# start of Stored records
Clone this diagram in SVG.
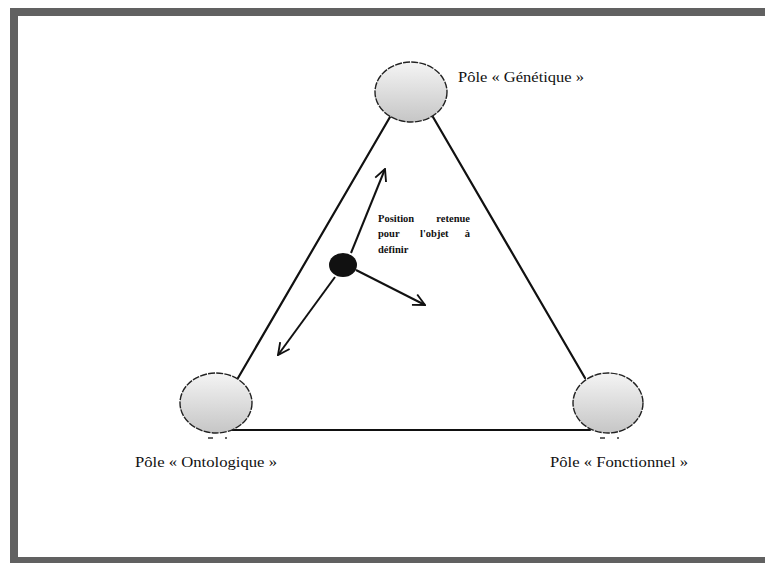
<svg xmlns="http://www.w3.org/2000/svg" width="765" height="563" viewBox="0 0 765 563">
<style>
.lbl{font-family:"Liberation Serif","Times New Roman",serif;font-size:14px;fill:#111}
.sm{font-family:"Liberation Serif","Times New Roman",serif;font-size:10.5px;fill:#111;font-weight:bold}
.pole{fill:url(#g);stroke:#222;stroke-width:1.4;stroke-dasharray:7 1.2}
.edge{stroke:#111;stroke-width:2.2;fill:none;stroke-linecap:round}
.arr{stroke:#111;stroke-width:2;fill:none;marker-end:url(#ah)}
</style>
<defs>
<linearGradient id="g" x1="0" y1="0" x2="0" y2="1">
<stop offset="0" stop-color="#f4f4f4"/>
<stop offset="1" stop-color="#c6c6c6"/>
</linearGradient>
<marker id="ah" viewBox="0 0 12 12" refX="11" refY="6" markerWidth="7" markerHeight="7" markerUnits="strokeWidth" orient="auto">
<path d="M1,1 L11,6 L1,11" fill="none" stroke="#111" stroke-width="1.6"/>
</marker>
</defs>
<rect x="0" y="0" width="765" height="563" fill="#fff"/>
<g id="frame" fill="#616161">
<rect x="10" y="8" width="755" height="8"/>
<rect x="10" y="8" width="8" height="555"/>
<rect x="10" y="557" width="755" height="6"/>
</g>
<g id="connectors">
<line class="edge" x1="238" y1="378" x2="390" y2="117"/>
<line class="edge" x1="433" y1="117" x2="585" y2="378"/>
<line class="edge" x1="232" y1="430" x2="590" y2="430"/>
<line class="arr" x1="351" y1="253" x2="385" y2="169"/>
<line class="arr" x1="335" y1="277" x2="278" y2="355"/>
<line class="arr" x1="356" y1="270" x2="425" y2="305"/>
</g>
<g id="pole-genetique">
<ellipse class="pole" cx="411" cy="92" rx="36" ry="30"/>
<text class="lbl" x="458" y="82" textLength="126" lengthAdjust="spacingAndGlyphs">Pôle « Génétique »</text>
</g>
<g id="pole-ontologique">
<ellipse class="pole" cx="216" cy="403" rx="36" ry="30"/>
<path d="M208,438h5M225,438h2" stroke="#333" stroke-width="1.3"/>
<text class="lbl" x="135" y="467" textLength="142" lengthAdjust="spacingAndGlyphs">Pôle « Ontologique »</text>
</g>
<g id="pole-fonctionnel">
<ellipse class="pole" cx="608" cy="403" rx="35" ry="30"/>
<path d="M600,438h5M617,438h2" stroke="#333" stroke-width="1.3"/>
<text class="lbl" x="550" y="467" textLength="138" lengthAdjust="spacingAndGlyphs">Pôle « Fonctionnel »</text>
</g>
<g id="position">
<ellipse cx="343" cy="265" rx="14" ry="12" fill="#111"/>
<text class="sm" x="378" y="222">Position</text>
<text class="sm" x="470" y="222" text-anchor="end">retenue</text>
<text class="sm" x="378" y="237">pour</text>
<text class="sm" x="420" y="237">l'objet</text>
<text class="sm" x="470" y="237" text-anchor="end">à</text>
<text class="sm" x="378" y="253">définir</text>
</g>
</svg>
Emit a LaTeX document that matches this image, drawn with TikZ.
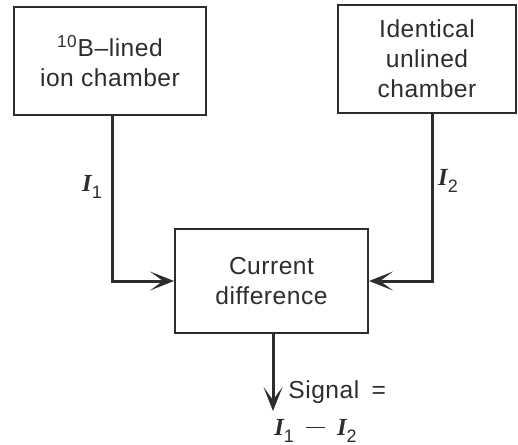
\documentclass[tikz,border=0pt]{standalone}
\usepackage{fontspec}
\setmainfont[LetterSpace=2]{Liberation Sans}
\newfontfamily\curfont{Liberation Serif}
\usetikzlibrary{arrows.meta}
\definecolor{ink}{HTML}{2A2E2C}

% a current symbol: italic serif I with a lowered index
\newcommand{\cur}[1]{{\curfont\bfseries\itshape I}\raisebox{-0.6ex}{\small#1}}

\begin{document}
\begin{tikzpicture}[
  x=0.5pt, y=-0.5pt, draw=ink, text=ink,
  box/.style={draw=ink, line width=1pt, align=center, inner sep=0pt,
    font=\fontsize{12.3}{15}\selectfont},
  feed/.style={draw=ink, line width=1.5pt,
    -{Stealth[length=12pt,width=9.5pt,inset=6.5pt]}},
  lbl/.style={font=\fontsize{12.3}{15}\selectfont, inner sep=0pt},
]
  \useasboundingbox (0,0) rectangle (518,444);

  % The two chambers and the difference unit.
  \node[box, minimum width=96pt, minimum height=54pt] (lined) at (110,61)
    {\textsuperscript{10}B--lined\\ion chamber};
  \node[box, minimum width=89pt, minimum height=54pt] (unlined) at (427,59)
    {Identical\\unlined\\chamber};
  \node[box, minimum width=96.5pt, minimum height=52pt] (diff) at (271.5,281)
    {Current\\difference};

  % Currents fed into the difference unit.
  \draw[feed] (lined.south -| 112,0) |- (diff.west);
  \draw[feed] (unlined.south -| 432,0) |- (diff.east);
  \node[lbl] (ione) at (92,187) {\cur{1}};
  \node[lbl] (itwo) at (448,181) {\cur{2}};

  % Output signal.
  \coordinate (out) at (273,411);
  \draw[feed] (diff.south -| out) -- (out);
  \node[lbl, anchor=west] (sig) at (288,392) {Signal\enspace=};
  \node[lbl, anchor=west] (sigval) at (274,431)
    {\cur{1}\hspace{0.5em}\rule[0.55ex]{0.75em}{0.7pt}\hspace{0.5em}\cur{2}};
\end{tikzpicture}
\end{document}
# end of Stored records
Goal. Exactly as written, return every line of the listing, but not the pictures.

Solution to the problem.
Clone this diagram in SVG.
<svg xmlns="http://www.w3.org/2000/svg" width="765" height="563" viewBox="0 0 765 563">
<style>
.lbl{font-family:"Liberation Serif","Times New Roman",serif;font-size:14px;fill:#111}
.sm{font-family:"Liberation Serif","Times New Roman",serif;font-size:10.5px;fill:#111;font-weight:bold}
.pole{fill:url(#g);stroke:#222;stroke-width:1.4;stroke-dasharray:7 1.2}
.edge{stroke:#111;stroke-width:2.2;fill:none;stroke-linecap:round}
.arr{stroke:#111;stroke-width:2;fill:none;marker-end:url(#ah)}
</style>
<defs>
<linearGradient id="g" x1="0" y1="0" x2="0" y2="1">
<stop offset="0" stop-color="#f4f4f4"/>
<stop offset="1" stop-color="#c6c6c6"/>
</linearGradient>
<marker id="ah" viewBox="0 0 12 12" refX="11" refY="6" markerWidth="7" markerHeight="7" markerUnits="strokeWidth" orient="auto">
<path d="M1,1 L11,6 L1,11" fill="none" stroke="#111" stroke-width="1.6"/>
</marker>
</defs>
<rect x="0" y="0" width="765" height="563" fill="#fff"/>
<g id="frame" fill="#616161">
<rect x="10" y="8" width="755" height="8"/>
<rect x="10" y="8" width="8" height="555"/>
<rect x="10" y="557" width="755" height="6"/>
</g>
<g id="connectors">
<line class="edge" x1="238" y1="378" x2="390" y2="117"/>
<line class="edge" x1="433" y1="117" x2="585" y2="378"/>
<line class="edge" x1="232" y1="430" x2="590" y2="430"/>
<line class="arr" x1="351" y1="253" x2="385" y2="169"/>
<line class="arr" x1="335" y1="277" x2="278" y2="355"/>
<line class="arr" x1="356" y1="270" x2="425" y2="305"/>
</g>
<g id="pole-genetique">
<ellipse class="pole" cx="411" cy="92" rx="36" ry="30"/>
<text class="lbl" x="458" y="82" textLength="126" lengthAdjust="spacingAndGlyphs">Pôle « Génétique »</text>
</g>
<g id="pole-ontologique">
<ellipse class="pole" cx="216" cy="403" rx="36" ry="30"/>
<path d="M208,438h5M225,438h2" stroke="#333" stroke-width="1.3"/>
<text class="lbl" x="135" y="467" textLength="142" lengthAdjust="spacingAndGlyphs">Pôle « Ontologique »</text>
</g>
<g id="pole-fonctionnel">
<ellipse class="pole" cx="608" cy="403" rx="35" ry="30"/>
<path d="M600,438h5M617,438h2" stroke="#333" stroke-width="1.3"/>
<text class="lbl" x="550" y="467" textLength="138" lengthAdjust="spacingAndGlyphs">Pôle « Fonctionnel »</text>
</g>
<g id="position">
<ellipse cx="343" cy="265" rx="14" ry="12" fill="#111"/>
<text class="sm" x="378" y="222">Position</text>
<text class="sm" x="470" y="222" text-anchor="end">retenue</text>
<text class="sm" x="378" y="237">pour</text>
<text class="sm" x="420" y="237">l'objet</text>
<text class="sm" x="470" y="237" text-anchor="end">à</text>
<text class="sm" x="378" y="253">définir</text>
</g>
</svg>
Emit a LaTeX document that matches this image, drawn with TikZ.
\documentclass[tikz,border=0pt]{standalone}
\usepackage{fontspec}
\setmainfont[LetterSpace=2]{Liberation Sans}
\newfontfamily\curfont{Liberation Serif}
\usetikzlibrary{arrows.meta}
\definecolor{ink}{HTML}{2A2E2C}

% a current symbol: italic serif I with a lowered index
\newcommand{\cur}[1]{{\curfont\bfseries\itshape I}\raisebox{-0.6ex}{\small#1}}

\begin{document}
\begin{tikzpicture}[
  x=0.5pt, y=-0.5pt, draw=ink, text=ink,
  box/.style={draw=ink, line width=1pt, align=center, inner sep=0pt,
    font=\fontsize{12.3}{15}\selectfont},
  feed/.style={draw=ink, line width=1.5pt,
    -{Stealth[length=12pt,width=9.5pt,inset=6.5pt]}},
  lbl/.style={font=\fontsize{12.3}{15}\selectfont, inner sep=0pt},
]
  \useasboundingbox (0,0) rectangle (518,444);

  % The two chambers and the difference unit.
  \node[box, minimum width=96pt, minimum height=54pt] (lined) at (110,61)
    {\textsuperscript{10}B--lined\\ion chamber};
  \node[box, minimum width=89pt, minimum height=54pt] (unlined) at (427,59)
    {Identical\\unlined\\chamber};
  \node[box, minimum width=96.5pt, minimum height=52pt] (diff) at (271.5,281)
    {Current\\difference};

  % Currents fed into the difference unit.
  \draw[feed] (lined.south -| 112,0) |- (diff.west);
  \draw[feed] (unlined.south -| 432,0) |- (diff.east);
  \node[lbl] (ione) at (92,187) {\cur{1}};
  \node[lbl] (itwo) at (448,181) {\cur{2}};

  % Output signal.
  \coordinate (out) at (273,411);
  \draw[feed] (diff.south -| out) -- (out);
  \node[lbl, anchor=west] (sig) at (288,392) {Signal\enspace=};
  \node[lbl, anchor=west] (sigval) at (274,431)
    {\cur{1}\hspace{0.5em}\rule[0.55ex]{0.75em}{0.7pt}\hspace{0.5em}\cur{2}};
\end{tikzpicture}
\end{document}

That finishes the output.